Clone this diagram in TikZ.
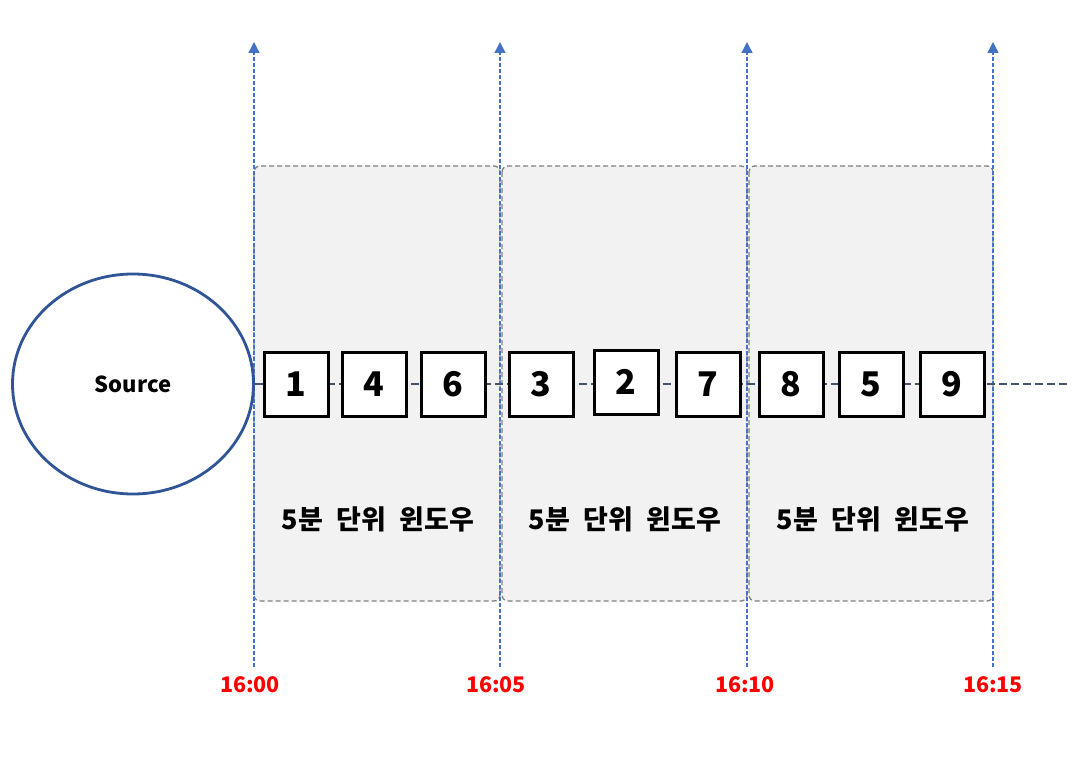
\documentclass[tikz,border=0pt]{standalone}
\usepackage{fontspec}
\setmainfont{Noto Sans CJK KR}
\newfontfamily\krwide{Noto Sans CJK KR}[WordSpace = 2.2]
\usetikzlibrary{arrows.meta,shapes.geometric}

\definecolor{winfill}{HTML}{F2F2F2}
\definecolor{wingray}{HTML}{7F7F7F}
\definecolor{tickblue}{HTML}{4472C4}
\definecolor{srcblue}{HTML}{2F5597}
\definecolor{flowgray}{HTML}{44546A}

\begin{document}
\begin{tikzpicture}[x = 1pt, y = -1pt,
    window/.style = {fill = winfill, draw = wingray, line width = 1.3pt,
        dash pattern = on 5pt off 3pt, rounded corners = 6pt},
    tick/.style = {draw = tickblue, line width = 1.4pt, dash pattern = on 4pt off 2pt,
        -{Triangle[width = 11pt, length = 11pt]}},
    flow/.style = {draw = flowgray, line width = 2pt, dash pattern = on 8pt off 4pt},
    event/.style = {draw, fill = white, line width = 3pt, minimum size = 64pt,
        inner sep = 0pt, font = \fontsize{34}{34}\selectfont\bfseries},
    winlabel/.style = {font = \krwide\fontsize{27}{27}\selectfont\bfseries},
    timelabel/.style = {text = red, font = \fontsize{21.5}{21.5}\selectfont\bfseries}]
            \useasboundingbox (0, 0) rectangle (1067, 770);

            % windows
            \draw[window] (254, 166) rectangle (500, 601);
            \draw[window] (502, 166) rectangle (747, 601);
            \draw[window] (749, 166) rectangle (993, 601);

            \node[winlabel] (W1) at (378, 519){5분 단위 윈도우};
            \node[winlabel] (W2) at (625, 519){5분 단위 윈도우};
            \node[winlabel] (W3) at (873, 519){5분 단위 윈도우};

            % time marks
            \coordinate (T0b) at (254, 667);
            \coordinate (T1b) at (500, 667);
            \coordinate (T2b) at (747, 667);
            \coordinate (T3b) at (993, 667);
            \coordinate (T0t) at (254, 42);
            \coordinate (T1t) at (500, 42);
            \coordinate (T2t) at (747, 42);
            \coordinate (T3t) at (993, 42);

            \draw[tick] (T0b) -- (T0t);
            \draw[tick] (T1b) -- (T1t);
            \draw[tick] (T2b) -- (T2t);
            \draw[tick] (T3b) -- (T3t);

            \node[timelabel] (L0) at (250, 685){16:00};
            \node[timelabel] (L1) at (496, 685){16:05};
            \node[timelabel] (L2) at (745, 685){16:10};
            \node[timelabel] (L3) at (993, 685){16:15};

            % source and stream
            \node[ellipse, draw = srcblue, line width = 2.8pt, fill = white,
                minimum width = 241pt, minimum height = 220pt, inner sep = 0pt,
                font = \fontsize{22}{22}\selectfont\bfseries] (S) at (133, 384){Source};
            \coordinate (end) at (1067, 384);

            \draw[flow] (S.east) -- (end);

            \node[event] (E1) at (296, 384){1};
            \node[event] (E4) at (374, 384){4};
            \node[event] (E6) at (453, 384){6};
            \node[event] (E3) at (541, 384){3};
            \node[event] (E2) at (626, 382){2};
            \node[event] (E7) at (708, 384){7};
            \node[event] (E8) at (791, 384){8};
            \node[event] (E5) at (871, 384){5};
            \node[event] (E9) at (952, 384){9};
        \end{tikzpicture}
\end{document}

═══

*Task goal:* Give an exact copy of the material, leaving out every picture.

*The completed task:*
Clone this diagram in TikZ.
\documentclass[tikz,border=0pt]{standalone}
\usepackage{fontspec}
\setmainfont{Noto Sans CJK KR}
\newfontfamily\krwide{Noto Sans CJK KR}[WordSpace = 2.2]
\usetikzlibrary{arrows.meta,shapes.geometric}

\definecolor{winfill}{HTML}{F2F2F2}
\definecolor{wingray}{HTML}{7F7F7F}
\definecolor{tickblue}{HTML}{4472C4}
\definecolor{srcblue}{HTML}{2F5597}
\definecolor{flowgray}{HTML}{44546A}

\begin{document}
\begin{tikzpicture}[x = 1pt, y = -1pt,
    window/.style = {fill = winfill, draw = wingray, line width = 1.3pt,
        dash pattern = on 5pt off 3pt, rounded corners = 6pt},
    tick/.style = {draw = tickblue, line width = 1.4pt, dash pattern = on 4pt off 2pt,
        -{Triangle[width = 11pt, length = 11pt]}},
    flow/.style = {draw = flowgray, line width = 2pt, dash pattern = on 8pt off 4pt},
    event/.style = {draw, fill = white, line width = 3pt, minimum size = 64pt,
        inner sep = 0pt, font = \fontsize{34}{34}\selectfont\bfseries},
    winlabel/.style = {font = \krwide\fontsize{27}{27}\selectfont\bfseries},
    timelabel/.style = {text = red, font = \fontsize{21.5}{21.5}\selectfont\bfseries}]
            \useasboundingbox (0, 0) rectangle (1067, 770);

            % windows
            \draw[window] (254, 166) rectangle (500, 601);
            \draw[window] (502, 166) rectangle (747, 601);
            \draw[window] (749, 166) rectangle (993, 601);

            \node[winlabel] (W1) at (378, 519){5분 단위 윈도우};
            \node[winlabel] (W2) at (625, 519){5분 단위 윈도우};
            \node[winlabel] (W3) at (873, 519){5분 단위 윈도우};

            % time marks
            \coordinate (T0b) at (254, 667);
            \coordinate (T1b) at (500, 667);
            \coordinate (T2b) at (747, 667);
            \coordinate (T3b) at (993, 667);
            \coordinate (T0t) at (254, 42);
            \coordinate (T1t) at (500, 42);
            \coordinate (T2t) at (747, 42);
            \coordinate (T3t) at (993, 42);

            \draw[tick] (T0b) -- (T0t);
            \draw[tick] (T1b) -- (T1t);
            \draw[tick] (T2b) -- (T2t);
            \draw[tick] (T3b) -- (T3t);

            \node[timelabel] (L0) at (250, 685){16:00};
            \node[timelabel] (L1) at (496, 685){16:05};
            \node[timelabel] (L2) at (745, 685){16:10};
            \node[timelabel] (L3) at (993, 685){16:15};

            % source and stream
            \node[ellipse, draw = srcblue, line width = 2.8pt, fill = white,
                minimum width = 241pt, minimum height = 220pt, inner sep = 0pt,
                font = \fontsize{22}{22}\selectfont\bfseries] (S) at (133, 384){Source};
            \coordinate (end) at (1067, 384);

            \draw[flow] (S.east) -- (end);

            \node[event] (E1) at (296, 384){1};
            \node[event] (E4) at (374, 384){4};
            \node[event] (E6) at (453, 384){6};
            \node[event] (E3) at (541, 384){3};
            \node[event] (E2) at (626, 382){2};
            \node[event] (E7) at (708, 384){7};
            \node[event] (E8) at (791, 384){8};
            \node[event] (E5) at (871, 384){5};
            \node[event] (E9) at (952, 384){9};
        \end{tikzpicture}
\end{document}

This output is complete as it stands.